Just as the new chairman of the IEC, Shlomo Rothman, meant to halt investment in development and in building new power stations, whoops! The grid collapses.

The future of $1.5 billion, which is the cost of building a new coal-firing power station and employing 5,000 workers (40% of the company's staff) to plan, build and operate the station, juxtapose with stuck elevators, blinded traffic lights and screaming headlines in the papers.

There is naturally no connection between these things. But Israel's people received a live demonstration of what could happen if the power grid can't keep growing and growing, and if new stations don't get built.

The demonstration, whether deliberate or not, was effective. Though it still fires crude instead of using clean natural gas, the Reading power station in Tel Aviv was reconnected to the national grid, but that's a small price (what's a few more weeks of foul smog in Tel Aviv between friends). It's also a small achievement: Reading has all of 200 employees.

The real war is over the future of 5,000 employees, and the only way to justify their continued employment is to build more and more and more stations.

The IEC is already building eight more stations, small ones that will operate on natural gas, that are designed to increase its capacity by 30% by the year 2008.

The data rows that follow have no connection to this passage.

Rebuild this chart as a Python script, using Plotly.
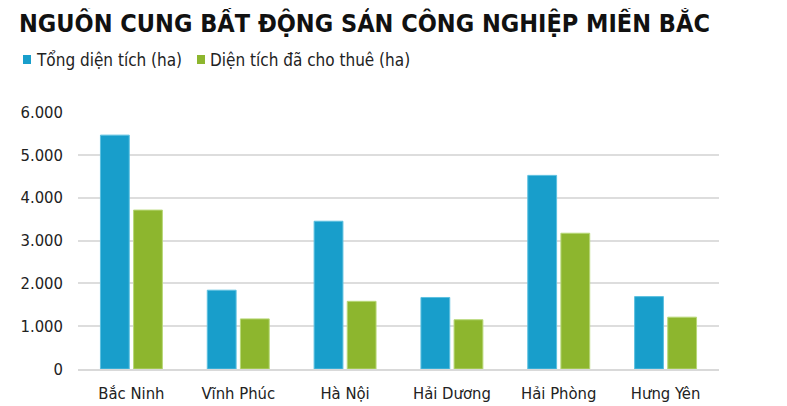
import plotly.graph_objects as go

categories = ["Bắc Ninh", "Vĩnh Phúc", "Hà Nội", "Hải Dương", "Hải Phòng", "Hưng Yên"]
tong_dien_tich = [5460, 1840, 3450, 1670, 4520, 1690]
da_cho_thue = [3710, 1170, 1580, 1150, 3170, 1210]
y_ticks = [0, 1000, 2000, 3000, 4000, 5000, 6000]
series_names = ["Tổng diện tích (ha)", "Diện tích đã cho thuê (ha)"]

BLUE = "#189ECB"
GREEN = "#8DB62E"
FONT = "DejaVu Sans Condensed, DejaVu Sans, sans-serif"

W, H = 787, 406
OFF = 8  # page body margin in the browser
# plot area in screen pixels
PL, PR, PT, PB = 78, 719, 112, 369
ML, MT = PL - OFF, PT - OFF
MR, MB = W - (PR - OFF), H - (PB - OFF)
PW, PH = PR - PL, PB - PT


def px_x(x):
    return (x - PL) / PW


def px_y(y):
    return (PB - y) / PH


fig = go.Figure()
fig.add_trace(go.Bar(
    name=series_names[0], x=categories, y=tong_dien_tich,
    marker=dict(color=BLUE, line=dict(color="#5CC0E0", width=1)),
))
fig.add_trace(go.Bar(
    name=series_names[1], x=categories, y=da_cho_thue,
    marker=dict(color=GREEN, line=dict(color="#B8D878", width=1)),
))

# custom legend (swatch + label), matching the reference placement
legend_items = [(series_names[0], BLUE, 23), (series_names[1], GREEN, 197)]
for name, color, sx in legend_items:
    fig.add_shape(
        type="rect", xref="paper", yref="paper",
        x0=px_x(sx), x1=px_x(sx + 8), y0=px_y(64), y1=px_y(55),
        fillcolor=color, line=dict(width=0),
    )
    fig.add_annotation(
        text=name, xref="paper", yref="paper",
        x=px_x(sx + 11), y=px_y(59.5), xanchor="left", yanchor="middle",
        showarrow=False, font=dict(family=FONT, size=17, color="#222222"),
    )

fig.update_layout(
    width=W, height=H,
    margin=dict(l=ML, r=MR, t=MT, b=MB),
    paper_bgcolor="white", plot_bgcolor="white",
    separators=",.",
    barmode="group", bargap=0.38, bargroupgap=0.13,
    font=dict(family=FONT, size=17, color="#222222"),
    title=dict(
        text="<b>NGUỒN CUNG BẤT ĐỘNG SẢN CÔNG NGHIỆP MIỀN BẮC</b>",
        font=dict(family="DejaVu Sans Condensed, DejaVu Sans, sans-serif", size=25, color="#111111"),
        x=11 / W, xanchor="left", xref="container",
        y=1 - 6 / H, yanchor="top", yref="container",
    ),
    showlegend=False,
)
fig.update_xaxes(
    automargin=False,
    showline=True, linecolor="#d9d9d9", linewidth=2,
    ticks="", ticklabelstandoff=8,
    tickfont=dict(family=FONT, size=16.5, color="#222222"),
)
fig.update_yaxes(
    automargin=False,
    range=[0, 6000], tickvals=y_ticks, tickformat=",d",
    showgrid=True, gridcolor="#dddddd", gridwidth=1.5,
    zeroline=False, showline=False, ticks="",
    ticklabelstandoff=14,
    tickfont=dict(family=FONT, size=16.5, color="#222222"),
)

fig.write_html("out.html")
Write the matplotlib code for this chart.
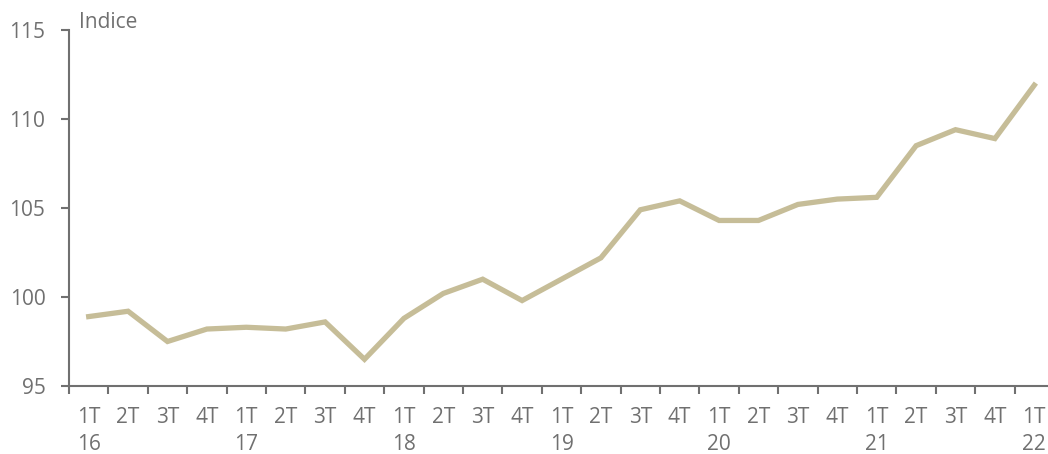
import numpy as np
import matplotlib.pyplot as plt

plt.rcParams['font.family'] = ['Open Sans', 'DejaVu Sans']
grey = '#707070'
fonts = 15

quarters = ['1T', '2T', '3T', '4T']
years = ['16', '17', '18', '19', '20', '21', '22']
values = [98.9, 99.2, 97.5, 98.2, 98.3, 98.2, 98.6, 96.5,
          98.8, 100.2, 101.0, 99.8, 101.0, 102.2, 104.9, 105.4,
          104.3, 104.3, 105.2, 105.5, 105.6, 108.5, 109.4, 108.9,
          111.9]

labels = []
for i in range(len(values)):
    q = quarters[i % 4]
    if i % 4 == 0:
        labels.append(q + '\n' + years[i // 4])
    else:
        labels.append(q)

x = np.arange(len(values))

fig = plt.figure(figsize=(10.48, 4.54), dpi=100)
ax = fig.add_axes([69/1048, 68/454, 985/1048, 356/454])
ax.plot(x, values, color='#C6BD98', linewidth=3.8, solid_joinstyle='miter')

ax.set_xlim(-0.5, len(values) - 0.5)
ax.set_ylim(95, 115)
ax.set_yticks([95, 100, 105, 110, 115])

ax.set_xticks(np.arange(-0.5, len(values), 1.0))
ax.set_xticklabels([])
ax.set_xticks(x, minor=True)
ax.set_xticklabels(labels, minor=True, fontsize=fonts, color=grey, linespacing=1.4, va='top')
ax.tick_params(axis='x', which='major', direction='out', length=6, width=1.5, color=grey)
ax.tick_params(axis='x', which='minor', length=0, pad=15)
ax.tick_params(axis='y', direction='out', length=6, width=1.5, color=grey,
               labelsize=fonts, labelcolor=grey, pad=11)

for s in ['top', 'right']:
    ax.spines[s].set_visible(False)
for s in ['left', 'bottom']:
    ax.spines[s].set_color(grey)
    ax.spines[s].set_linewidth(1.5)

fig.text(79/1048, 1 - 22/454, 'Indice', fontsize=fonts, color=grey, va='center', ha='left')

fig.savefig('out.png', dpi=100)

But that is not enough. The IEC workers want to build more stations after 2008, even though by that point, electricity production should be 25% above peak estimated demand. Mainly, the IEC workers want to build more coal-fueled power stations, at a cost of $1.5 billion each, because each  would employ hundreds and hundreds of them.

Chairman Rothman knows that he mustn't waste $1.5 billion on a station that is not needed. He knows that far better use could be made of that money. But Rothman is facing the Union, and the Union's warnings that without more power stations, then motionless elevators and dead traffic lights will become the norm.

The union is exaggerating, of course, but it's right that a more frugal electricity system is also a system in which there may be  more power cuts.

Economists claim that the risk is remote, and that in any case, more hours spent without air conditioning in the brutal heat of July and August is a reasonable price to pay to save $1.5 billion. The public may not agree, though, judging by the howling this week.  Which means: the IEC workers have won.